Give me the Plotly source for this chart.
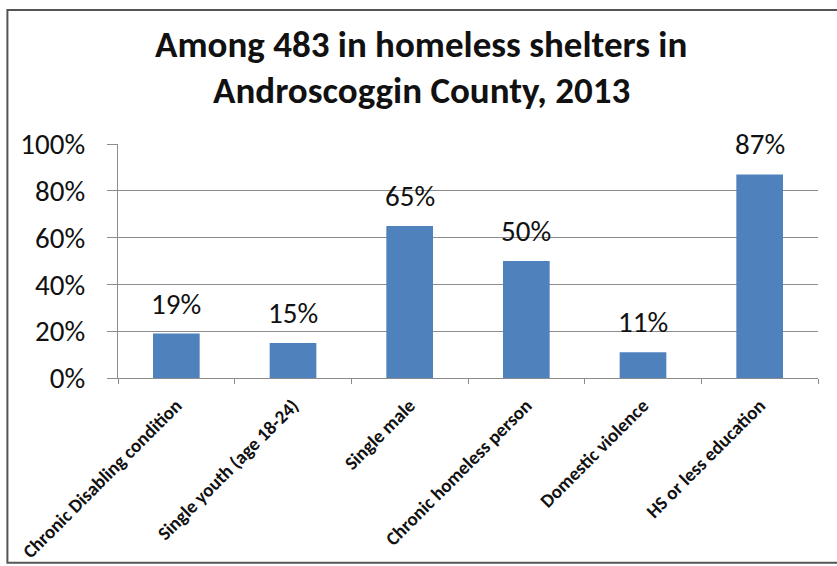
import plotly.graph_objects as go

# Share of people in Androscoggin County homeless shelters, 2013
categories = [
    "Chronic Disabling condition",
    "Single youth (age 18-24)",
    "Single male",
    "Chronic homeless person",
    "Domestic violence",
    "HS or less education",
]
percentages = [19, 15, 65, 50, 11, 87]
y_ticks = [0, 20, 40, 60, 80, 100]
y_tick_labels = [f"{v}%" for v in y_ticks]
title_lines = ["Among 483 in homeless shelters in", "Androscoggin County, 2013"]

FONT = "Carlito, Lato, Liberation Sans, sans-serif"
BAR_BLUE = "#4F81BD"
GRID = "#8c8c8c"

fig = go.Figure(
    go.Bar(
        x=categories,
        y=percentages,
        marker=dict(color=BAR_BLUE, line=dict(width=0)),
        hoverinfo="x+y",
    )
)

# Value labels above each bar
annotations = [
    dict(
        x=c, y=v, xref="x", yref="y",
        text=f"{v}%", showarrow=False,
        yanchor="bottom", yshift=10,
        font=dict(family=FONT, size=29, color="#111111"),
    )
    for c, v in zip(categories, percentages)
]

# Two-line chart title, centred on the page
for line, ypos in zip(title_lines, [1.427, 1.228]):
    annotations.append(
        dict(
            x=0.433, xref="paper", y=ypos, yref="paper",
            text=f"<b>{line}</b>", showarrow=False,
            xanchor="center", yanchor="middle",
            font=dict(family=FONT, size=37, color="#111111"),
        )
    )

fig.update_layout(
    width=837,
    height=566,
    margin=dict(l=118, r=19, t=144, b=188),
    paper_bgcolor="white",
    plot_bgcolor="white",
    bargap=0.6,
    showlegend=False,
    annotations=annotations,
    shapes=[
        dict(
            type="rect", xref="paper", yref="paper",
            x0=-0.158, x1=1.08, y0=-0.79, y1=1.573,
            line=dict(color="#555555", width=2),
            fillcolor="rgba(0,0,0,0)", layer="below",
        )
    ],
)

fig.update_yaxes(
    range=[0, 100],
    tickvals=y_ticks,
    ticktext=y_tick_labels,
    showgrid=True,
    gridcolor=GRID,
    gridwidth=1,
    showline=True,
    linecolor=GRID,
    linewidth=1,
    ticks="outside",
    ticklen=10,
    tickcolor=GRID,
    ticklabelstandoff=16,
    zeroline=False,
    automargin=False,
    tickfont=dict(family=FONT, size=29, color="#111111"),
)

fig.update_xaxes(
    showline=True,
    linecolor=GRID,
    linewidth=1,
    ticks="outside",
    ticklen=5,
    tickcolor=GRID,
    tickson="boundaries",
    tickangle=-45,
    ticklabelstandoff=8,
    automargin=False,
    tickfont=dict(family=FONT, size=19, color="#111111", weight="bold"),
)

fig.write_html("out.html")
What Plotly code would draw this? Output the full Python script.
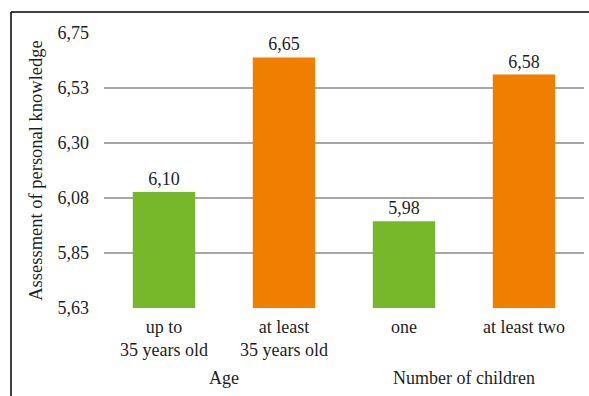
import plotly.graph_objects as go

categories = ["up to<br>35 years old", "at least<br>35 years old", "one", "at least two"]
values = [6.10, 6.65, 5.98, 6.58]
bar_colors = ["#77b82a", "#f07f00", "#77b82a", "#f07f00"]
groups = ["Age", "Number of children"]
group_centers = [0.5, 2.5]
y_ticks = [5.625, 5.85, 6.075, 6.30, 6.525, 6.75]
y_tick_labels = ["5,63", "5,85", "6,08", "6,30", "6,53", "6,75"]

FONT = "Liberation Serif"
TXT = "#1e1e1e"
x_pos = list(range(len(categories)))

fig = go.Figure(go.Bar(
    x=x_pos,
    y=values,
    marker=dict(color=bar_colors, line=dict(width=0)),
    width=0.52,
    texttemplate="%{y:.2f}",
    textposition="outside",
    textfont=dict(family=FONT, size=18, color=TXT),
    cliponaxis=False,
))

for g, c in zip(groups, group_centers):
    fig.add_annotation(x=c, y=0, xref="x", yref="paper", yshift=-70,
                       text=g, showarrow=False, yanchor="middle",
                       font=dict(family=FONT, size=18, color=TXT))

# outer frame (left and top edges)
fig.add_shape(type="line", xref="paper", yref="paper",
              x0=-0.19375, x1=1.2, y0=1.0764, y1=1.0764,
              line=dict(color="black", width=1.5))
fig.add_shape(type="line", xref="paper", yref="paper",
              x0=-0.19375, x1=-0.19375, y0=1.0764, y1=-0.4,
              line=dict(color="black", width=1.5))

fig.update_layout(
    width=589, height=396,
    margin=dict(l=104, r=5, t=33, b=88),
    paper_bgcolor="white", plot_bgcolor="white",
    separators=", ",
    showlegend=False,
    font=dict(family=FONT, size=18, color=TXT),
    xaxis=dict(
        tickvals=x_pos, ticktext=categories, range=[-0.5, 3.5],
        showgrid=False, zeroline=False, showline=False, ticks="",
        ticklabelstandoff=6,
        tickfont=dict(family=FONT, size=18, color=TXT),
    ),
    yaxis=dict(
        range=[5.625, 6.75], tickvals=y_ticks, ticktext=y_tick_labels,
        showgrid=True, gridcolor="#a6a6a6", gridwidth=2,
        zeroline=False, showline=False, ticks="",
        ticklabelstandoff=14,
        tickfont=dict(family=FONT, size=18, color=TXT),
        title=dict(text="Assessment of personal knowledge", standoff=10,
                   font=dict(family=FONT, size=18.5, color=TXT)),
    ),
)

fig.write_html("out.html")
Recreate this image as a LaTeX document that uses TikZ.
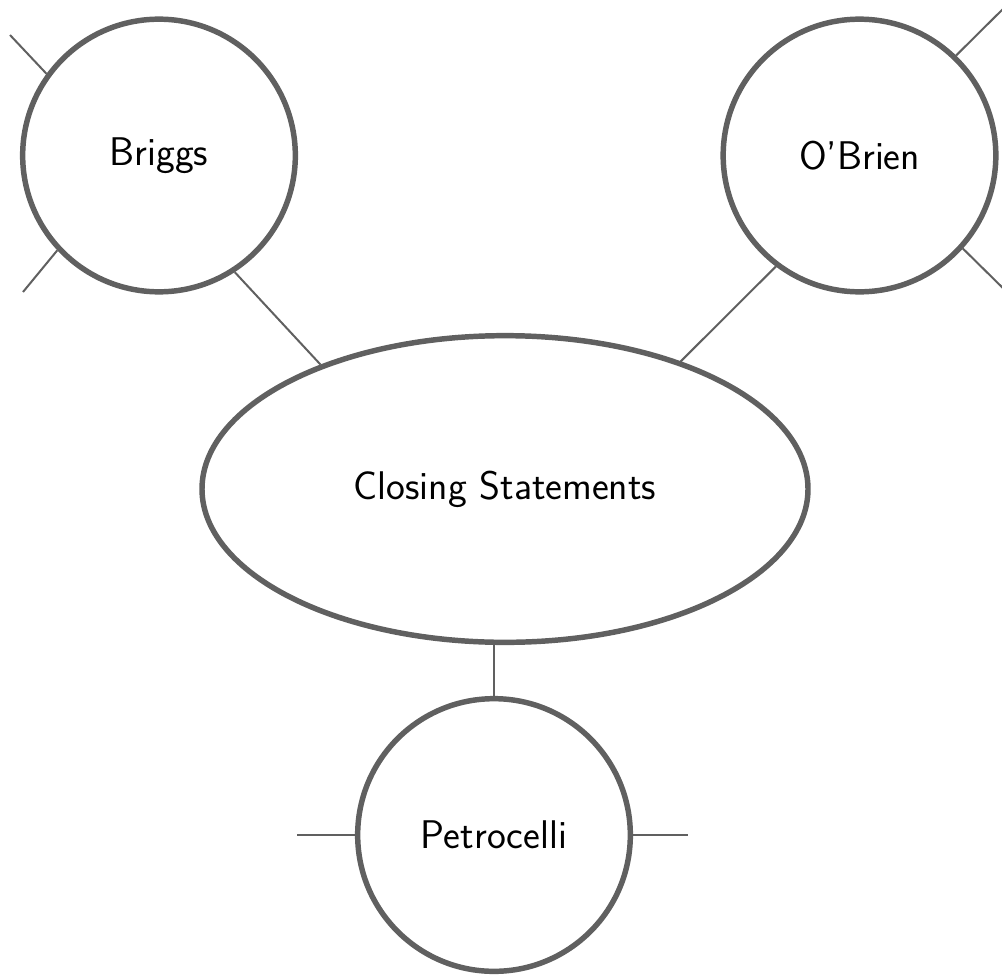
\documentclass[tikz,border=0pt]{standalone}
\usepackage{tikz}
\usetikzlibrary{shapes}
\definecolor{ringgray}{RGB}{96,96,96}

\begin{document}
\begin{tikzpicture}[x=0.75pt, y=-0.75pt,
  person/.style={circle, draw=ringgray, line width=4.1pt, minimum size=204.5pt, inner sep=0pt, font=\fontsize{30}{36}\selectfont\sffamily},
  topic/.style={ellipse, draw=ringgray, line width=4.1pt, minimum width=454.5pt, minimum height=230pt, font=\fontsize{30}{36}\selectfont\sffamily},
  link/.style={draw=ringgray, line width=1.5pt}]
  \useasboundingbox (0,0) rectangle (1002,974);
  \node[topic] (closing) at (505,489) {Closing Statements};
  \node[person] (briggs) at (159,155.5) {Briggs};
  \node[person] (obrien) at (859.5,155.5) {O'Brien};
  \node[person] (petrocelli) at (494,835) {Petrocelli};
  \coordinate (briggs-up) at (10,35);
  \coordinate (briggs-down) at (23,292);
  \coordinate (obrien-up) at (1010,2);
  \coordinate (obrien-down) at (1012,297);
  \coordinate (petrocelli-left) at (297,835);
  \coordinate (petrocelli-right) at (688,835);
  \draw[link] (briggs.-57) -- (closing.146);
  \draw[link] (obrien.-127.7) -- (closing.36);
  \draw[link] (petrocelli.north |- closing.south) -- (petrocelli.north);
  \draw[link] (briggs.144) -- (briggs-up);
  \draw[link] (briggs.223) -- (briggs-down);
  \draw[link] (obrien.46) -- (obrien-up);
  \draw[link] (obrien.-42) -- (obrien-down);
  \draw[link] (petrocelli.west) -- (petrocelli-left);
  \draw[link] (petrocelli.east) -- (petrocelli-right);
\end{tikzpicture}
\end{document}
^^^^
- _What is being asked_: Give an exact reproduction of every line, leaving out any picture.

- _Solution to this task_:
Give me the Plotly source for this chart.
import plotly.graph_objects as go

# Share of people in Androscoggin County homeless shelters, 2013
categories = [
    "Chronic Disabling condition",
    "Single youth (age 18-24)",
    "Single male",
    "Chronic homeless person",
    "Domestic violence",
    "HS or less education",
]
percentages = [19, 15, 65, 50, 11, 87]
y_ticks = [0, 20, 40, 60, 80, 100]
y_tick_labels = [f"{v}%" for v in y_ticks]
title_lines = ["Among 483 in homeless shelters in", "Androscoggin County, 2013"]

FONT = "Carlito, Lato, Liberation Sans, sans-serif"
BAR_BLUE = "#4F81BD"
GRID = "#8c8c8c"

fig = go.Figure(
    go.Bar(
        x=categories,
        y=percentages,
        marker=dict(color=BAR_BLUE, line=dict(width=0)),
        hoverinfo="x+y",
    )
)

# Value labels above each bar
annotations = [
    dict(
        x=c, y=v, xref="x", yref="y",
        text=f"{v}%", showarrow=False,
        yanchor="bottom", yshift=10,
        font=dict(family=FONT, size=29, color="#111111"),
    )
    for c, v in zip(categories, percentages)
]

# Two-line chart title, centred on the page
for line, ypos in zip(title_lines, [1.427, 1.228]):
    annotations.append(
        dict(
            x=0.433, xref="paper", y=ypos, yref="paper",
            text=f"<b>{line}</b>", showarrow=False,
            xanchor="center", yanchor="middle",
            font=dict(family=FONT, size=37, color="#111111"),
        )
    )

fig.update_layout(
    width=837,
    height=566,
    margin=dict(l=118, r=19, t=144, b=188),
    paper_bgcolor="white",
    plot_bgcolor="white",
    bargap=0.6,
    showlegend=False,
    annotations=annotations,
    shapes=[
        dict(
            type="rect", xref="paper", yref="paper",
            x0=-0.158, x1=1.08, y0=-0.79, y1=1.573,
            line=dict(color="#555555", width=2),
            fillcolor="rgba(0,0,0,0)", layer="below",
        )
    ],
)

fig.update_yaxes(
    range=[0, 100],
    tickvals=y_ticks,
    ticktext=y_tick_labels,
    showgrid=True,
    gridcolor=GRID,
    gridwidth=1,
    showline=True,
    linecolor=GRID,
    linewidth=1,
    ticks="outside",
    ticklen=10,
    tickcolor=GRID,
    ticklabelstandoff=16,
    zeroline=False,
    automargin=False,
    tickfont=dict(family=FONT, size=29, color="#111111"),
)

fig.update_xaxes(
    showline=True,
    linecolor=GRID,
    linewidth=1,
    ticks="outside",
    ticklen=5,
    tickcolor=GRID,
    tickson="boundaries",
    tickangle=-45,
    ticklabelstandoff=8,
    automargin=False,
    tickfont=dict(family=FONT, size=19, color="#111111", weight="bold"),
)

fig.write_html("out.html")
What Plotly code would draw this? Output the full Python script.
import plotly.graph_objects as go

categories = ["up to<br>35 years old", "at least<br>35 years old", "one", "at least two"]
values = [6.10, 6.65, 5.98, 6.58]
bar_colors = ["#77b82a", "#f07f00", "#77b82a", "#f07f00"]
groups = ["Age", "Number of children"]
group_centers = [0.5, 2.5]
y_ticks = [5.625, 5.85, 6.075, 6.30, 6.525, 6.75]
y_tick_labels = ["5,63", "5,85", "6,08", "6,30", "6,53", "6,75"]

FONT = "Liberation Serif"
TXT = "#1e1e1e"
x_pos = list(range(len(categories)))

fig = go.Figure(go.Bar(
    x=x_pos,
    y=values,
    marker=dict(color=bar_colors, line=dict(width=0)),
    width=0.52,
    texttemplate="%{y:.2f}",
    textposition="outside",
    textfont=dict(family=FONT, size=18, color=TXT),
    cliponaxis=False,
))

for g, c in zip(groups, group_centers):
    fig.add_annotation(x=c, y=0, xref="x", yref="paper", yshift=-70,
                       text=g, showarrow=False, yanchor="middle",
                       font=dict(family=FONT, size=18, color=TXT))

# outer frame (left and top edges)
fig.add_shape(type="line", xref="paper", yref="paper",
              x0=-0.19375, x1=1.2, y0=1.0764, y1=1.0764,
              line=dict(color="black", width=1.5))
fig.add_shape(type="line", xref="paper", yref="paper",
              x0=-0.19375, x1=-0.19375, y0=1.0764, y1=-0.4,
              line=dict(color="black", width=1.5))

fig.update_layout(
    width=589, height=396,
    margin=dict(l=104, r=5, t=33, b=88),
    paper_bgcolor="white", plot_bgcolor="white",
    separators=", ",
    showlegend=False,
    font=dict(family=FONT, size=18, color=TXT),
    xaxis=dict(
        tickvals=x_pos, ticktext=categories, range=[-0.5, 3.5],
        showgrid=False, zeroline=False, showline=False, ticks="",
        ticklabelstandoff=6,
        tickfont=dict(family=FONT, size=18, color=TXT),
    ),
    yaxis=dict(
        range=[5.625, 6.75], tickvals=y_ticks, ticktext=y_tick_labels,
        showgrid=True, gridcolor="#a6a6a6", gridwidth=2,
        zeroline=False, showline=False, ticks="",
        ticklabelstandoff=14,
        tickfont=dict(family=FONT, size=18, color=TXT),
        title=dict(text="Assessment of personal knowledge", standoff=10,
                   font=dict(family=FONT, size=18.5, color=TXT)),
    ),
)

fig.write_html("out.html")
Recreate this image as a LaTeX document that uses TikZ.
\documentclass[tikz,border=0pt]{standalone}
\usepackage{tikz}
\usetikzlibrary{shapes}
\definecolor{ringgray}{RGB}{96,96,96}

\begin{document}
\begin{tikzpicture}[x=0.75pt, y=-0.75pt,
  person/.style={circle, draw=ringgray, line width=4.1pt, minimum size=204.5pt, inner sep=0pt, font=\fontsize{30}{36}\selectfont\sffamily},
  topic/.style={ellipse, draw=ringgray, line width=4.1pt, minimum width=454.5pt, minimum height=230pt, font=\fontsize{30}{36}\selectfont\sffamily},
  link/.style={draw=ringgray, line width=1.5pt}]
  \useasboundingbox (0,0) rectangle (1002,974);
  \node[topic] (closing) at (505,489) {Closing Statements};
  \node[person] (briggs) at (159,155.5) {Briggs};
  \node[person] (obrien) at (859.5,155.5) {O'Brien};
  \node[person] (petrocelli) at (494,835) {Petrocelli};
  \coordinate (briggs-up) at (10,35);
  \coordinate (briggs-down) at (23,292);
  \coordinate (obrien-up) at (1010,2);
  \coordinate (obrien-down) at (1012,297);
  \coordinate (petrocelli-left) at (297,835);
  \coordinate (petrocelli-right) at (688,835);
  \draw[link] (briggs.-57) -- (closing.146);
  \draw[link] (obrien.-127.7) -- (closing.36);
  \draw[link] (petrocelli.north |- closing.south) -- (petrocelli.north);
  \draw[link] (briggs.144) -- (briggs-up);
  \draw[link] (briggs.223) -- (briggs-down);
  \draw[link] (obrien.46) -- (obrien-up);
  \draw[link] (obrien.-42) -- (obrien-down);
  \draw[link] (petrocelli.west) -- (petrocelli-left);
  \draw[link] (petrocelli.east) -- (petrocelli-right);
\end{tikzpicture}
\end{document}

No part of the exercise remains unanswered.